Interview Velove from Sweden Cycle logistics challenge the van

Cargo bikes have the potential to play a central role in a carbon free future of city logistics. Johan Erlandsson, CEO of the Swedish start-up Velove, gives a European perspective.

Johan Erlandsson, CEO of the Swedish cargobike producer Velove. (Foto: Jöran Fagerlund)

Johan, how did you get the idea to start developing cargo bikes?

It is a long story, but to simplify, the original idea was to develop a new type of bike for mobility purposes, to replace all of these short car trips that is one essential part of us Europeans emitting ten times more CO2 than what is sustainable. The concept was to combine the qualities of a cargo bike with the qualities of a velomobile, thereby reaching a level of comfort, cargo capacity and door-to-door speed that would make it a more attractive solution than the car on short distances in the city. In all seasons, all weather and when you have passengers and cargo you need to bring. Somewhere along the road we realised that we had created a fantastic last mile delivery vehicle, which the market was screaming for. So here we are today, focussing on logistics and professional services. But we will come back to the mobility version for sure.

In city centres, cargobikes challenge the van more and more

What’s the current state of city logistics in Sweden?

There are some consolidation projects going on in cities, some successful, some less successful. Two of the more known examples are “Älskade stad” in Stockholm and “Stadsleveransen” in Gothenburg. For small deliveries in city centres the van is still the king, but is in a small scale being challenged by cycle logistics actors like MOVEBYBiKE (Malmö and Stockholm), Postiljohan (Karlstad) and Pling (Gothenburg). And of course, there are, like all over the world, many “app companies” that are riding on the gig economy trend in last mile delivery. Foodora and Budbee are two examples of this.

From a developers‘ perspective: What are the specifics for cargo bikes for logistics/last mile purposes compared to cargo bikes for private use?
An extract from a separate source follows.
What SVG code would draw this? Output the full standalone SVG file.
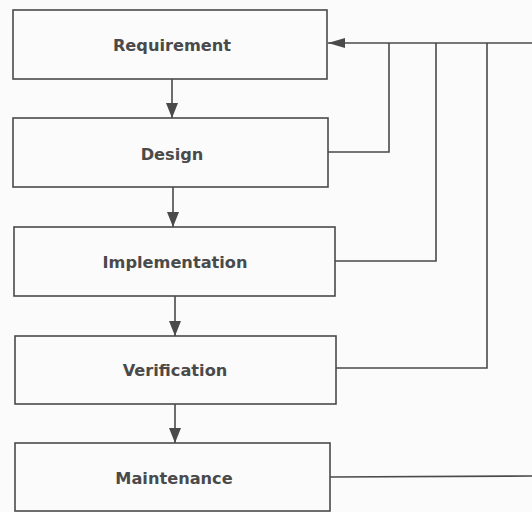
<svg xmlns="http://www.w3.org/2000/svg" width="532" height="512" viewBox="0 0 532 512">
  <style>
    .box { fill: #fbfbfb; stroke: #4a4a4a; stroke-width: 1.6; }
    .label { font-family: "DejaVu Sans", "Liberation Sans", sans-serif; font-weight: bold; font-size: 16.2px; fill: #4a4a4a; text-anchor: middle; dominant-baseline: central; }
    .wire { fill: none; stroke: #4a4a4a; stroke-width: 1.6; }
  </style>
  <defs>
    <marker id="arrowHead" viewBox="0 0 15 12" refX="15" refY="6" markerWidth="15" markerHeight="12" markerUnits="userSpaceOnUse" orient="auto">
      <path d="M0,0 L15,6 L0,12 z" fill="#4a4a4a"/>
    </marker>
    <marker id="returnHead" viewBox="0 0 17 10" refX="17" refY="5" markerWidth="17" markerHeight="10" markerUnits="userSpaceOnUse" orient="auto">
      <path d="M0,0 L17,5 L0,10 z" fill="#4a4a4a"/>
    </marker>
  </defs>
  <rect width="532" height="512" fill="#fbfbfb"/>

  <g id="requirement">
    <rect class="box" x="13" y="10" width="314" height="69"/>
    <text class="label" x="172" y="45">Requirement</text>
  </g>
  <g id="design">
    <rect class="box" x="13" y="118" width="315" height="69"/>
    <text class="label" x="172" y="154">Design</text>
  </g>
  <g id="implementation">
    <rect class="box" x="14" y="227" width="321" height="69"/>
    <text class="label" x="175" y="262">Implementation</text>
  </g>
  <g id="verification">
    <rect class="box" x="15" y="336" width="321" height="68"/>
    <text class="label" x="175" y="370">Verification</text>
  </g>
  <g id="maintenance">
    <rect class="box" x="15" y="443" width="315" height="68"/>
    <text class="label" x="174" y="478">Maintenance</text>
  </g>

  <g id="connectors">
    <!-- forward flow -->
    <line class="wire" x1="172" y1="79" x2="172" y2="118" marker-end="url(#arrowHead)"/>
    <line class="wire" x1="173" y1="187" x2="173" y2="227" marker-end="url(#arrowHead)"/>
    <line class="wire" x1="175" y1="296" x2="175" y2="336" marker-end="url(#arrowHead)"/>
    <line class="wire" x1="175" y1="404" x2="175" y2="443" marker-end="url(#arrowHead)"/>
    <!-- feedback bus into Requirement -->
    <line class="wire" x1="532" y1="43" x2="328" y2="43" marker-end="url(#returnHead)"/>
    <polyline class="wire" points="328,152 389,152 389,43"/>
    <polyline class="wire" points="335,261 436,261 436,43"/>
    <polyline class="wire" points="336,368 487,368 487,43"/>
    <line class="wire" x1="330" y1="477" x2="532" y2="476"/>
  </g>
</svg>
First on the list I would put the importance of uptime, maintenance and repairs. A professional cargo bike has a LOT higher wear than a cargobike for private use, and at the same time must have a really good uptime to provide good service quality. This is one of the bigger challenges for all cargo bike manufacturers I would say. There is lots of room for improvement, this is perhaps the one area where the van still has the upper hand. But we will get there!

Other aspects are cargo capacity, easy locking/unlocking, riding qualities, bike path fit, safety and ergonomics. A vehicle for professional use needs to score high on these points to be productive and popular among couriers.
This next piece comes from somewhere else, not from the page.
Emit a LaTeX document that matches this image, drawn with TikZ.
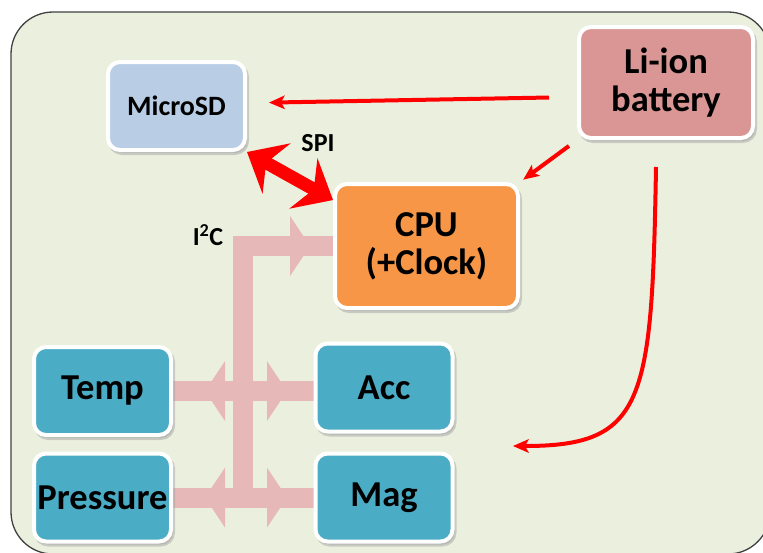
\documentclass[tikz,border=0pt]{standalone}
\usepackage{fontspec}
\setmainfont{Carlito}
\usetikzlibrary{arrows.meta,shadows,decorations.markings}
\definecolor{panelbg}{RGB}{235,240,222}
\definecolor{sdblue}{RGB}{185,205,229}
\definecolor{battred}{RGB}{217,150,148}
\definecolor{cpuorange}{RGB}{247,150,70}
\definecolor{sensorblue}{RGB}{75,172,198}
\definecolor{buspink}{RGB}{230,185,184}
\pgfdeclarelayer{back}
\pgfdeclarelayer{wires}
\pgfsetlayers{back,wires,main}
\tikzset{
  panel/.style={draw=black!75, line width=1.3pt, fill=panelbg, rounded corners=42pt},
  box/.style={draw=white, line width=4pt, rounded corners=12pt, inner sep=0pt, align=center, text=black,
    font=\bfseries\fontsize{36.5}{38}\selectfont,
    drop shadow={shadow xshift=2pt, shadow yshift=-3pt, draw=black!35, fill=black!35}},
  sensor/.style={box, fill=sensorblue, minimum width=137pt, minimum height=88pt},
  lbl/.style={inner sep=0pt, font=\bfseries\fontsize{26}{28}\selectfont},
  power tip/.tip={Stealth[length=16pt, width=14pt, inset=4pt, line width=0pt]},
  spi tip/.tip={Stealth[length=34pt, width=58pt, inset=12pt, line width=0pt]},
  bus tip/.tip={Triangle[length=20pt, width=60pt, line width=0pt]},
  powerline/.style={draw=red, line width=4pt, -{power tip}},
  spilink/.style={draw=red, line width=13pt, {spi tip}-{spi tip}},
  busline/.style={draw=buspink, line width=20pt},
  uptip/.style={postaction={decorate}, decoration={markings, mark=at position -23pt with {\arrow{bus tip}}}},
  twoway/.style={postaction={decorate}, decoration={markings,
    mark=at position 32pt with {\arrowreversed{bus tip}}, mark=at position 114pt with {\arrow{bus tip}}}}
}
\begin{document}
\begin{tikzpicture}[x=1pt, y=-1pt, line join=miter]
\useasboundingbox (0,0) rectangle (763,552);
\begin{pgfonlayer}{back}
\draw[panel] (11,12) rectangle (770,554);
\end{pgfonlayer}
% boxes
\node[box, fill=sdblue, minimum width=137pt, minimum height=88pt, font=\bfseries\fontsize{28}{30}\selectfont] (microsd) at (176.5,106) {MicroSD};
\node[box, fill=battred, minimum width=174pt, minimum height=111pt] (battery) at (666,82.5) {Li-ion\\battery};
\node[box, fill=cpuorange, minimum width=183pt, minimum height=124pt] (cpu) at (426.5,246) {CPU\\(+Clock)};
\foreach \n/\t/\x/\y in {temp/Temp/102.5/391, pressure/Pressure/102.5/497.5, acc/Acc/384/387.5, mag/Mag/384/497.5}
  \node[sensor] (\n) at (\x,\y) {\t};
\coordinate (busend) at (243,505);
\coordinate (sensors) at (513,446);
\node[lbl] (spi) at (318,143) {SPI};
\node[lbl] (i2c) at (208,235) {I\textsuperscript{2}C};
% connectors
\begin{pgfonlayer}{wires}
\draw[busline, uptip] (busend) |- (cpu.west);
\draw[busline, twoway] (temp.east) -- (temp.east -| acc.west);
\draw[busline, twoway] (pressure.east) -- (mag.west);
\draw[spilink] (microsd.south east) -- ([yshift=-18pt]cpu.north west);
\draw[powerline, shorten <=28pt, shorten >=22pt] ([yshift=-14.5pt]battery.west) -- ([yshift=3pt]microsd.east);
\draw[powerline, shorten <=10pt, shorten >=4pt] (battery.south west) -- (cpu.north east);
\draw[powerline] ([xshift=-10pt,yshift=-27pt]battery.south) .. controls +(-4,235) and +(132,0) .. (sensors);
\end{pgfonlayer}
\end{tikzpicture}
\end{document}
Lower stress level for couriers in congested areas

Being a courier, delivering parcels in a van already is a very demanding job. How does the construction of an Armadillo cargo bike make sure that the physical stress for couriers stays on a minimum level?
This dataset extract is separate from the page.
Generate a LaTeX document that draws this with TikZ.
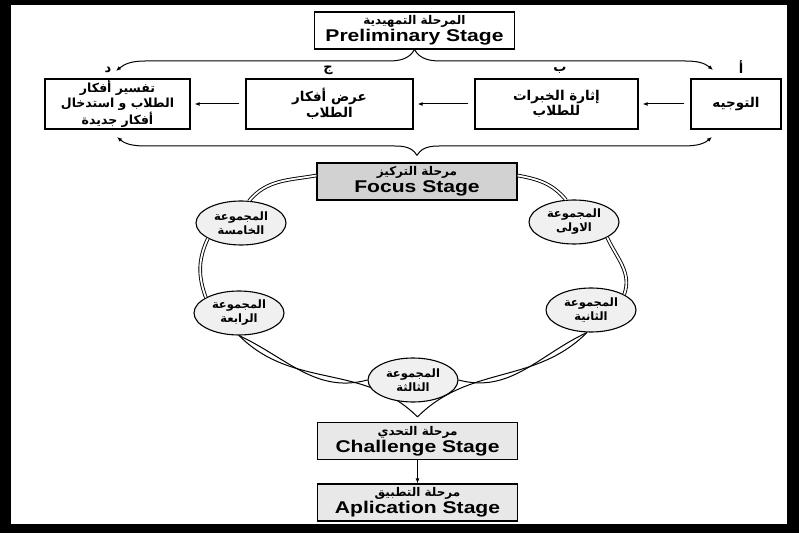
\documentclass[tikz,border=0pt]{standalone}
\usepackage{fontspec}
\setmainfont{Liberation Sans}[FakeStretch=1.24]
\newfontfamily\arabicfont[Script=Arabic]{DejaVu Sans}
\TeXXeTstate=1
\usetikzlibrary{shapes.geometric,arrows.meta}
\pgfdeclarelayer{back}
\pgfsetlayers{back,main}

\newcommand{\artxt}[1]{{\arabicfont\bfseries\beginR #1\endR}}
\newcommand{\entxt}[1]{{\fontsize{17}{18}\selectfont\bfseries #1}}

\begin{document}
\begin{tikzpicture}[x=1pt, y=1pt, font=\small]
\tikzstyle{stage} = [rectangle, draw, line width=1.2pt, minimum width=200, minimum height=37, inner sep=0pt, align=center, font=\fontsize{12}{12}\selectfont]
\tikzstyle{stepbox} = [rectangle, draw, line width=1.2pt, minimum height=50, align=center, font=\fontsize{13.5}{15.5}\selectfont]
\tikzstyle{group} = [ellipse, draw, line width=1.1pt, fill=gray!12, minimum width=90, minimum height=44, inner sep=0pt, align=center, font=\fontsize{11.5}{14}\selectfont]
\tikzstyle{letter} = [font=\fontsize{13}{14}\selectfont, inner sep=0pt]
\tikzstyle{link} = [line width=1pt, -{Latex[length=5pt,width=4pt]}]
\tikzstyle{ring} = [draw, line width=.9pt, double, double distance=1.8pt]
\tikzstyle{line} = [line width=1pt]

\useasboundingbox (0,0) rectangle (799,533);
\begin{pgfonlayer}{back}
\fill[black] (0,0) rectangle (799,533);
\fill[white] (11,9) rectangle (787,528);
\end{pgfonlayer}

% stages
\node[stage] (prelim) at (414.5,502.5) {\artxt{المرحلة التمهيدية}\\[1pt]\entxt{Preliminary Stage}};
\node[stage, fill=gray!35] (focus) at (417,351.5) {\artxt{مرحلة التركيز}\\[1pt]\entxt{Focus Stage}};
\node[stage, fill=gray!18] (challenge) at (417.5,92) {\artxt{مرحلة التحدي}\\[1pt]\entxt{Challenge Stage}};
\node[stage, fill=gray!18] (app) at (417.5,30.5) {\artxt{مرحلة التطبيق}\\[1pt]\entxt{Aplication Stage}};

% steps of the preliminary stage
\node[stepbox, minimum width=90] (a) at (736,429) {\artxt{التوجيه}};
\node[stepbox, minimum width=163] (b) at (556.5,429) {\artxt{إثارة الخبرات}\\\artxt{للطلاب}};
\node[stepbox, minimum width=167] (c) at (329.5,429) {\artxt{عرض أفكار}\\\artxt{الطلاب}};
\node[stepbox, minimum width=145, inner sep=1pt, font=\fontsize{12.5}{15}\selectfont] (d) at (117.5,429) {\artxt{تفسير أفكار}\\\artxt{الطلاب و استدخال}\\\artxt{أفكار جديدة}};
\node[letter] (la) at (741,466) {\artxt{أ}};
\node[letter] (lb) at (560,463) {\artxt{ب}};
\node[letter] (lc) at (328,463) {\artxt{ج}};
\node[letter] (ld) at (108,463) {\artxt{د}};

\draw[link] (a.west) -- (b.east) [shorten <=6pt, shorten >=4pt];
\draw[link] (b.west) -- (c.east) [shorten <=6pt, shorten >=4pt];
\draw[link] (c.west) -- (d.east) [shorten <=6pt, shorten >=4pt];

% braces
\coordinate (atip) at (713,463);
\coordinate (dtip) at (116,462);
\coordinate (abot) at (712,396);
\coordinate (dbot) at (117,396);
\draw[link] (prelim.south) to[out=-120,in=0] (388,472) -- (145,472) to[out=180,in=40] (dtip);
\draw[link] (prelim.south) to[out=-60,in=180] (441,472) -- (685,472) to[out=0,in=140] (atip);
\draw[link] ([yshift=7pt]focus.north) to[out=120,in=0] (388,387) -- (148,387) to[out=180,in=-40] (dbot);
\draw[link] ([yshift=7pt]focus.north) to[out=60,in=180] (446,387) -- (681,387) to[out=0,in=-140] (abot);

% groups round the focus stage
\node[group] (g1) at (574,311) {\artxt{المجموعة}\\\artxt{الاولى}};
\node[group] (g2) at (591,223) {\artxt{المجموعة}\\\artxt{الثانية}};
\node[group] (g3) at (413,153) {\artxt{المجموعة}\\\artxt{الثالثة}};
\node[group] (g4) at (239,220) {\artxt{المجموعة}\\\artxt{الرابعة}};
\node[group] (g5) at (241,310) {\artxt{المجموعة}\\\artxt{الخامسة}};
\coordinate (vtip) at ([yshift=5pt]challenge.north);

\draw[ring] ([yshift=6pt]focus.west) to[out=190,in=50] (g5.70);
\draw[ring] ([yshift=6pt]focus.east) to[out=-10,in=130] (g1.110);
\draw[ring] (g5.205) to[out=245,in=110] (g4.155);
\draw[ring] (g1.-25) to[out=-65,in=70] (g2.25);
\begin{pgfonlayer}{back}
\draw[line] (g4.south) to[out=-25,in=195] (g3.west);
\draw[line] (g4.south) to[out=-45,in=135] (vtip);
\draw[line] (g2.-100) to[out=205,in=-15] (g3.east);
\draw[line] (g2.-100) to[out=225,in=45] (vtip);
\end{pgfonlayer}

\draw[link] (challenge.south) -- (app.north);
\end{tikzpicture}
\end{document}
Pedaling an Armadillo should be as exhausting as taking a walk. Fully loaded in steep hills we are not quite there yet, but in a flat city like Berlin the electric assist and big gear ratio range ensure a comfortable level of exercise even with a heavy load. I think the feedback we are getting is actually the best way to answer this question: Couriers that are switching from van to Armadillo are happy with the switch. We think it is because of lower stress level, partly because driving a van in motor traffic is more stressful than riding a bike on a bike path, and partly because the bike is more productive in congested areas. But our focus on riding qualities and ergonomics probably plays a part too, with a comfortable seat, easy step in/step out, smooth suspension and convenient cargo compartment height and accessibility. There is also one aspect that might improve health, even if we don’t really have proof: When you are on a cargo bike you don’t switch between temperatures as much as when you sit in a heated van cabin.

At least as much productivity as a van

Talking very relevant aspects in the parcel industry: loading capacity, handling and speed. An e-cargo bike is clearly not a van. Is it really possible to keep high productivity when using cargo bikes?

The data we have so far says that we are reaching at least the same productivity, but also up to double productivity (in the Netherlands). The cargo bike often has some advantages: It can always park right at the destination, it does not get stuck in traffic and it can take more shortcuts (through parks for example, where allowed). But to make it work you have to be able to transfer and refill the bike with parcels efficiently, and this is where our container system comes in. We are only at the beginning of containerized last mile delivery, and it will be very interesting to see what our new ideas in this field will do for productivity.

The Netherlands as forerunner

You brought cargo bikes onto the streets in several countries, such as Sweden, Denmark, Germany. Do you have a ‘best case’ of where infrastructure, mentality or regulatory framework specifically support cargo bikes as mode of transportation?

The Netherlands have fantastic bike infrastructure in many of its cities. Every city planner with self-respect should go there, and just copy their best solutions! This gives fantastic advantages to sustainable last mile delivery solutions. The car/van is in no way banned, car ownership in the Netherlands is still high. It is just that bikes, not cars, are prioritized in the cities. This gives huge advantages for everyone living in the city. I think this is more important than cultural aspects. Build it and they will come!